2. There is no such thing as "I'll run to the store real quick." It takes thirty minutes minimum to get to a grocery store and back. If you're missing an ingredient, it's over. Forget about the teaspoon of cornstarch and just pretend nothing's missing. 

3. There are no real landmarks. No trees. No mountains. Just fields. You must know which direction is South, North, East, and West and learn who owns what field. (This is vital because of number 5.) 

4. If you pass someone on the road, you wave. Don't know who you're waving at? Doesn't matter. Seeing someone on the road is a miracle in itself so you wave out of joy of making human contact. 

5. When (not if) you get stuck out on a dirt road, someone is nearby with a tractor, truck, machine of some kind, to rescue you. Better than ANY roadside assistance program. But the kicker is you have to know where you are... "I'm by a field of wheat stubble." Doesn't cut it. (please refer to number 3).

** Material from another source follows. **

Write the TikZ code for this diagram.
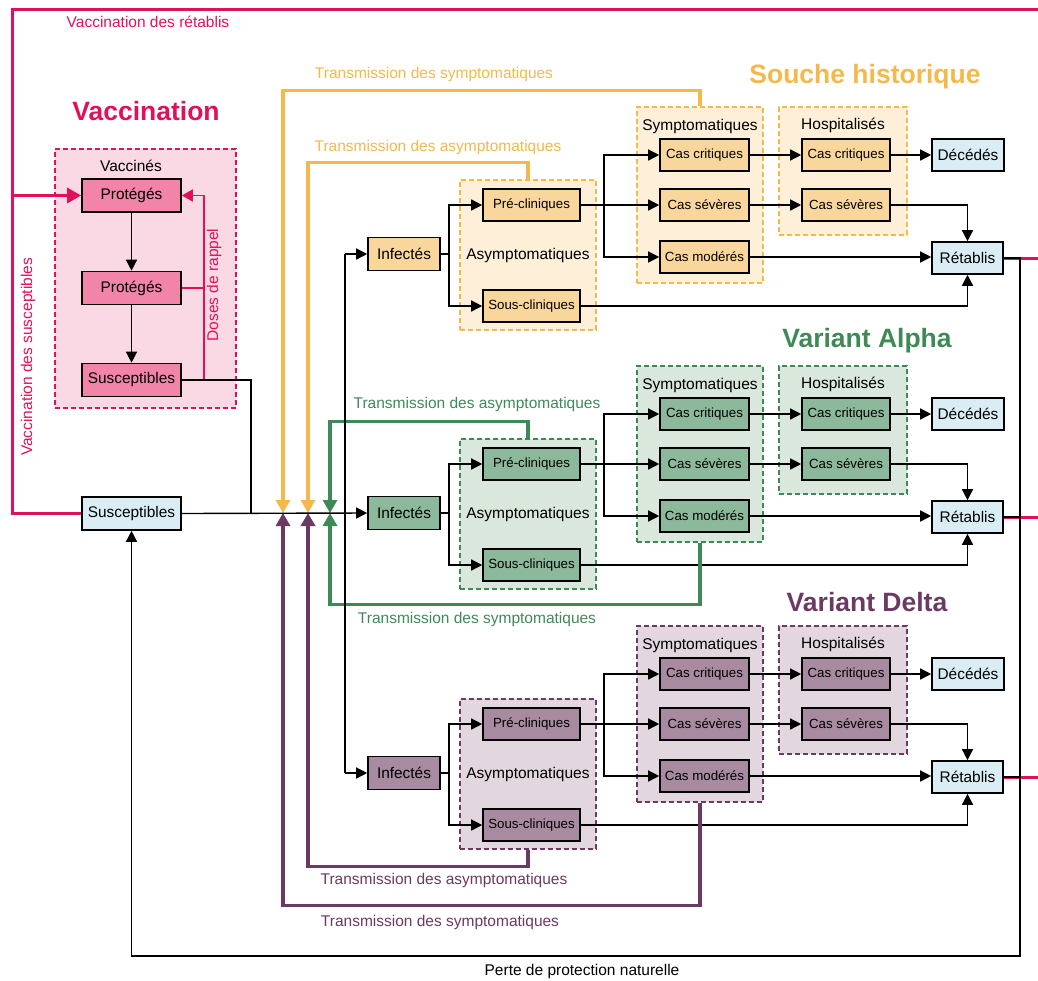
\documentclass[tikz,border=0pt]{standalone}
\usepackage{fontspec}
\setmainfont{Liberation Sans}
\usetikzlibrary{arrows.meta,calc}
\definecolor{pinkc}{HTML}{E2105A}
\definecolor{pinkbox}{HTML}{F184A8}
\definecolor{pinkgrp}{HTML}{FAD9E4}
\definecolor{ylw}{HTML}{F4B84B}
\definecolor{ybox}{HTML}{F9D69B}
\definecolor{ygrp}{HTML}{FDEFD8}
\definecolor{grn}{HTML}{3E8A57}
\definecolor{gbox}{HTML}{8CB99B}
\definecolor{ggrp}{HTML}{D9E7DD}
\definecolor{prp}{HTML}{6B3A62}
\definecolor{pbox}{HTML}{A88BA0}
\definecolor{pgrp}{HTML}{E2D7DE}
\definecolor{blu}{HTML}{DAEDF5}
\tikzset{
  box/.style={draw=black, line width=1.6pt, minimum height=32pt, inner sep=0pt, font=\fontsize{15.4}{18}\selectfont},
  sbox/.style={box, font=\fontsize{13.3}{16}\selectfont},
  grp/.style={draw, line width=1.3pt, dash pattern=on 5pt off 3pt, inner sep=0pt},
  conn/.style={line width=1.4pt, draw=black},
  arr/.style={conn, -{Triangle[length=11pt,width=11pt]}},
  lbl/.style={inner sep=0pt, font=\fontsize{15.5}{18}\selectfont},
  ttl/.style={inner sep=0pt, font=\bfseries\fontsize{26.5}{30}\selectfont},
  tr/.style={line width=3.3pt, -{Triangle[length=13pt,width=14pt]}},
  pk/.style={line width=3pt, draw=pinkc},
  pkthin/.style={line width=1.5pt, draw=pinkc},
}
\newcommand\strainblock[5]{%
\begin{scope}[shift={(0,#2)}]
  \node[grp, draw=#5, fill=#4, minimum width=136pt, minimum height=150pt] (#1asym) at (528,1) {};
  \node[grp, draw=#5, fill=#4, minimum width=126pt, minimum height=176pt] (#1sym) at (700,-59) {};
  \node[grp, draw=#5, fill=#4, minimum width=128pt, minimum height=128pt] (#1hosp) at (843,-83) {};
  \node[lbl] (#1asymt) at (528,1) {Asymptomatiques};
  \node[lbl] (#1symt) at (700,-128) {Symptomatiques};
  \node[lbl] (#1hospt) at (843,-129) {Hospitalisés};
  \node[box, fill=#3, minimum width=72pt, minimum height=33pt] (#1inf) at (404,0) {Infectés};
  \node[sbox, fill=#3, minimum width=97pt] (#1pre) at (531.5,-49) {Pré-cliniques};
  \node[sbox, fill=#3, minimum width=97pt] (#1sous) at (531.5,52) {Sous-cliniques};
  \node[sbox, fill=#3, minimum width=89pt] (#1scrit) at (704.5,-99) {Cas critiques};
  \node[sbox, fill=#3, minimum width=89pt] (#1ssev) at (704.5,-49) {Cas sévères};
  \node[sbox, fill=#3, minimum width=89pt] (#1smod) at (704.5,3) {Cas modérés};
  \node[sbox, fill=#3, minimum width=88pt] (#1hcrit) at (846,-99) {Cas critiques};
  \node[sbox, fill=#3, minimum width=88pt] (#1hsev) at (846,-49) {Cas sévères};
  \node[box, fill=blu, minimum width=72pt] (#1dec) at (968,-99) {Décédés};
  \node[box, fill=blu, minimum width=71pt] (#1ret) at (967.5,4) {Rétablis};
  \coordinate (#1b1) at (449,0);
  \coordinate (#1b2) at (604,-49);
  \draw[conn] (#1inf.east) -- (#1b1);
  \draw[arr] (#1b1) |- (#1pre.west);
  \draw[arr] (#1b1) |- (#1sous.west);
  \draw[arr] (#1pre.east) -- (#1ssev.west);
  \draw[arr] (#1b2) |- (#1scrit.west);
  \draw[arr] (#1b2) |- (#1smod.west);
  \draw[arr] (#1scrit.east) -- (#1hcrit.west);
  \draw[arr] (#1ssev.east) -- (#1hsev.west);
  \draw[arr] (#1hcrit.east) -- (#1dec.west);
  \draw[arr] (#1hsev.east) -| (#1ret.north);
  \draw[arr] (#1smod.east) -- (#1smod.east -| #1ret.west);
  \draw[arr] (#1sous.east) -| (#1ret.south);
\end{scope}}
\begin{document}
\begin{tikzpicture}[x=1pt,y=-1pt]
\useasboundingbox (0,0) rectangle (1038,980);
% coordinates
\coordinate (tr) at (1038,9);
\coordinate (tl) at (12,9);
\coordinate (rx2) at (204,0);
\coordinate (j0) at (251,513);
\coordinate (j1) at (283,513);
\coordinate (j2) at (308,513);
\coordinate (j3) at (330,513);
\coordinate (vx) at (345,513);
\coordinate (rx) at (1020,956);
% vaccination block
\node[ttl, text=pinkc] (vtitle) at (146,111) {Vaccination};
\node[grp, draw=pinkc, fill=pinkgrp, minimum width=181pt, minimum height=259pt] (vgrp) at (145.5,278.5) {};
\node[lbl] (vacct) at (131,166) {Vaccinés};
\node[box, fill=pinkbox, minimum width=99pt, minimum height=33pt] (vp1) at (131.5,195.5) {Protégés};
\node[box, fill=pinkbox, minimum width=99pt, minimum height=33pt] (vp2) at (131.5,288) {Protégés};
\node[box, fill=pinkbox, minimum width=99pt, minimum height=33pt] (vsus) at (131.5,380) {Susceptibles};
\node[box, fill=blu, minimum width=99pt, minimum height=33pt] (susc) at (131.5,513.5) {Susceptibles};
\draw[arr] (vp1) -- (vp2);
\draw[arr] (vp2) -- (vsus);
\draw[pkthin, -{Triangle[length=11pt,width=12pt]}] (vsus.east -| rx2) |- (vp1.east);
\draw[pkthin] (vp2.east) -- (vp2.east -| rx2);
\node[lbl, text=pinkc, rotate=90] (doses) at (214,285) {Doses de rappel};
\draw[conn] (vsus.east) -| (j0);
% strains
\strainblock{h}{254}{ybox}{ygrp}{ylw}
\strainblock{a}{513}{gbox}{ggrp}{grn}
\strainblock{d}{773}{pbox}{pgrp}{prp}
\node[ttl, text=ylw] (htitle) at (865,77) {Souche historique};
\node[ttl, text=grn] (atitle) at (867,341) {Variant Alpha};
\node[ttl, text=prp] (dtitle) at (867,602) {Variant Delta};
% transmission lines
\draw[tr, draw=ylw] (hsym.north) -- ++(0,-16) -| (j1);
\draw[tr, draw=ylw] (hasym.north) -- ++(0,-17) -| (j2);
\draw[tr, draw=grn] (aasym.north) -- ++(0,-17) -| (j3);
\draw[tr, draw=grn] (asym.south) -- ++(0,62) -| (j3);
\draw[tr, draw=prp] (dasym.south) -- ++(0,17) -| (j2);
\draw[tr, draw=prp] (dsym.south) -- ++(0,103) -| (j1);
\node[lbl, text=ylw] (l1) at (434,74) {Transmission des symptomatiques};
\node[lbl, text=ylw] (l2) at (438,147) {Transmission des asymptomatiques};
\node[lbl, text=grn] (l3) at (477,404) {Transmission des asymptomatiques};
\node[lbl, text=grn] (l4) at (477,619) {Transmission des symptomatiques};
\node[lbl, text=prp] (l5) at (444,880) {Transmission des asymptomatiques};
\node[lbl, text=prp] (l6) at (440,922) {Transmission des symptomatiques};
% main line
\draw[arr] (susc.east) -- (ainf.west);
\draw[conn] (hinf.west -| vx) -- (dinf.west -| vx);
\draw[arr] (hinf.west -| vx) -- (hinf.west);
\draw[arr] (dinf.west -| vx) -- (dinf.west);
% vaccination pink lines
\draw[pk] (tr) -- (tl) -- (tl |- susc.west) -- (susc.west);
\draw[pk, -{Triangle[length=14pt,width=15pt]}] (tl |- vp1.west) -- (vp1.west);
\node[lbl, text=pinkc] (vr) at (148,22) {Vaccination des rétablis};
\node[lbl, text=pinkc, rotate=90] (vs) at (28,357) {Vaccination des susceptibles};
% recovered
\draw[pk] (hret.east) -- (hret.east -| tr);
\draw[pk] (aret.east) -- (aret.east -| tr);
\draw[pk] (dret.east) -- (dret.east -| tr);
\draw[conn] (aret.east) -- (aret.east -| rx);
\draw[conn] (dret.east) -- (dret.east -| rx);
\draw[arr] (hret.east) -| (rx) -| (susc.south);
\node[lbl] (perte) at (582,971) {Perte de protection naturelle};
\end{tikzpicture}
\end{document}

6. Blacktop is different than Highway is different than Interstate. Learn. This. Much mirth and laughter will be made at your expense otherwise. 

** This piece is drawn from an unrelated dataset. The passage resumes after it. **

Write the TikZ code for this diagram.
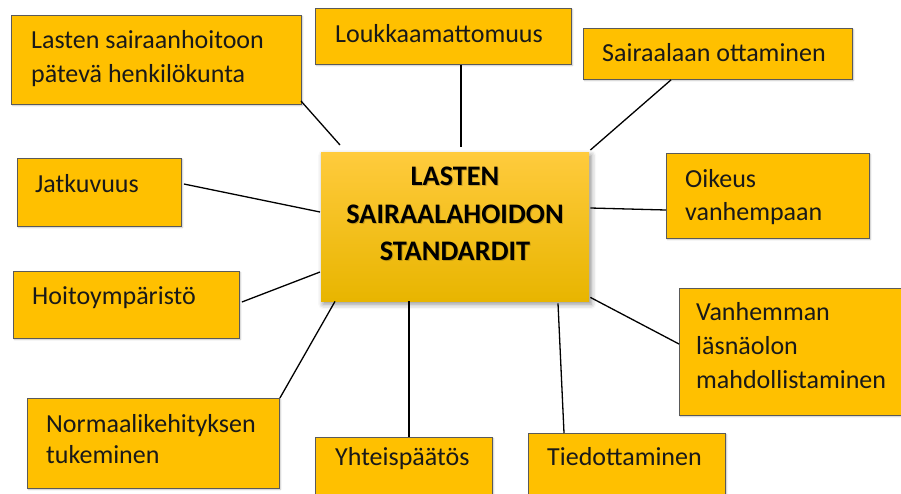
\documentclass[tikz,border=0pt]{standalone}
\usepackage{fontspec}
\setmainfont{Carlito}
\usetikzlibrary{calc,shadows.blur}
\definecolor{gold}{HTML}{FFC000}
\definecolor{goldtop}{HTML}{FFCB3D}
\definecolor{goldbot}{HTML}{E8B500}
\definecolor{edge}{HTML}{5A5A5A}
\tikzset{
  box/.style={draw=edge, line width=0.9pt, fill=gold, rectangle, anchor=north west, inner sep=0pt,
    blur shadow={shadow xshift=1pt, shadow yshift=-1pt, shadow blur radius=1.5pt, shadow opacity=25}},
  lbl/.style={anchor=base west, inner sep=0pt, font=\fontsize{26}{30}\selectfont, text=black!90},
  hdr/.style={anchor=base, inner sep=0pt, font=\bfseries\fontsize{28.3}{32}\selectfont, text=black},
  hdrshadow/.style={anchor=base, inner sep=0pt, font=\bfseries\fontsize{28.3}{32}\selectfont, text=black, opacity=0.18},
  link/.style={line width=1.3pt, black},
  mainbox/.style={rectangle, anchor=north west, inner sep=0pt, top color=goldtop, bottom color=goldbot,
    blur shadow={shadow xshift=2pt, shadow yshift=-3pt, shadow blur radius=5pt, shadow opacity=45}},
}
\begin{document}
\begin{tikzpicture}[x=1pt,y=-1pt]
\useasboundingbox (0,0) rectangle (901,493);
\clip (0,0) rectangle (901,493);

% boxes
\node[box, minimum width=290pt, minimum height=89pt] (n1) at (11,15) {};
\node[box, minimum width=256pt, minimum height=56pt] (n2) at (315,8) {};
\node[box, minimum width=269pt, minimum height=51pt] (n3) at (583,28) {};
\node[box, minimum width=203pt, minimum height=85pt] (n4) at (666,153) {};
\node[box, minimum width=230pt, minimum height=127pt] (n5) at (679,288) {};
\node[box, minimum width=197pt, minimum height=70pt] (n6) at (528,433) {};
\node[box, minimum width=177pt, minimum height=66pt] (n7) at (315,437) {};
\node[box, minimum width=252pt, minimum height=90pt] (n8) at (27,398) {};
\node[box, minimum width=226pt, minimum height=67pt] (n9) at (13,271) {};
\node[box, minimum width=164pt, minimum height=68pt] (n10) at (17,158) {};
\node[mainbox, minimum width=268pt, minimum height=149pt] (c) at (321,152) {};

% labels
\node[lbl] (t1a) at (31,48) {Lasten sairaanhoitoon};
\node[lbl] (t1b) at (31,82) {pätevä henkilökunta};
\node[lbl] (t2) at (335,42) {Loukkaamattomuus};
\node[lbl] (t3) at (602,61) {Sairaalaan ottaminen};
\node[lbl] (t4a) at (685,187) {Oikeus};
\node[lbl] (t4b) at (685,220) {vanhempaan};
\node[lbl] (t5a) at (696,320) {Vanhemman};
\node[lbl] (t5b) at (696,354) {läsnäolon};
\node[lbl] (t5c) at (696,388) {mahdollistaminen};
\node[lbl] (t6) at (547,465) {Tiedottaminen};
\node[lbl] (t7) at (335,465) {Yhteispäätös};
\node[lbl] (t8a) at (46,432) {Normaalikehityksen};
\node[lbl] (t8b) at (46,463) {tukeminen};
\node[lbl] (t9) at (32,304) {Hoitoympäristö};
\node[lbl] (t10) at (35,192) {Jatkuvuus};

\node[hdrshadow] (hs1) at (456,186) {LASTEN};
\node[hdrshadow] (hs2) at (456,224) {SAIRAALAHOIDON};
\node[hdrshadow] (hs3) at (456,261) {STANDARDIT};
\node[hdr] (h1) at (455,185) {LASTEN};
\node[hdr] (h2) at (455,223) {SAIRAALAHOIDON};
\node[hdr] (h3) at (455,260) {STANDARDIT};

% connectors
\draw[link] ($(n1.south east)+(-1,-4)$) -- ($(c.north west)+(19,-7)$);
\draw[link] ($(n2.south west)+(146,0)$) -- ($(c.north west)+(140,-5)$);
\draw[link] ($(n3.south west)+(88,0)$) -- ($(c.north east)+(1,-2)$);
\draw[link] ($(c.north east)+(1,56)$) -- ($(n4.north west)+(0,57)$);
\draw[link] ($(c.south east)+(1,-4)$) -- ($(n5.north west)+(0,56)$);
\draw[link] ($(c.south west)+(237,2)$) -- ($(n6.north west)+(36,0)$);
\draw[link] ($(c.south west)+(88,0)$) -- ($(n7.north west)+(94,0)$);
\draw[link] ($(c.south west)+(14,0)$) -- (n8.north east);
\draw[link] ($(n9.north east)+(2,31)$) -- ($(c.north west)+(-1,120)$);
\draw[link] ($(n10.north east)+(2,26)$) -- ($(c.north west)+(-1,60)$);
\end{tikzpicture}
\end{document}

7. White things never stay white long. The Kitchen floor, my favorite lace Keds, my face. Dirt is a hot commodity here in Kansas and we have lots of it. 

8. Some of the best people in the world live here. And you should too! I say all the above to mostly poke fun at my ignorance in moving here and poke a little fun at Kansas in general, but truth be told: I truly love it here. And a BIG reason why are the people I've met so far. You'll never find more generous, funny, humble, and kind people than in the country of Southwest Kansas. Totally worth some dirty Kitchen floors, muddy shoes, and flat tires. 

Because I can't make a post without photos. Here are some photos of Marc and I's favorite pup, Bill. Bill Snyder Molitor likes the farm, running, chasing rabbits, bird hunting, and cuddling. (He is also the source of the dirt on the floors, and always has a new grease or mud spot on his fur somewhere.) Everyday and everyone is his favorite and he brings lots of joy to those who know him. All American dog and we love him very much!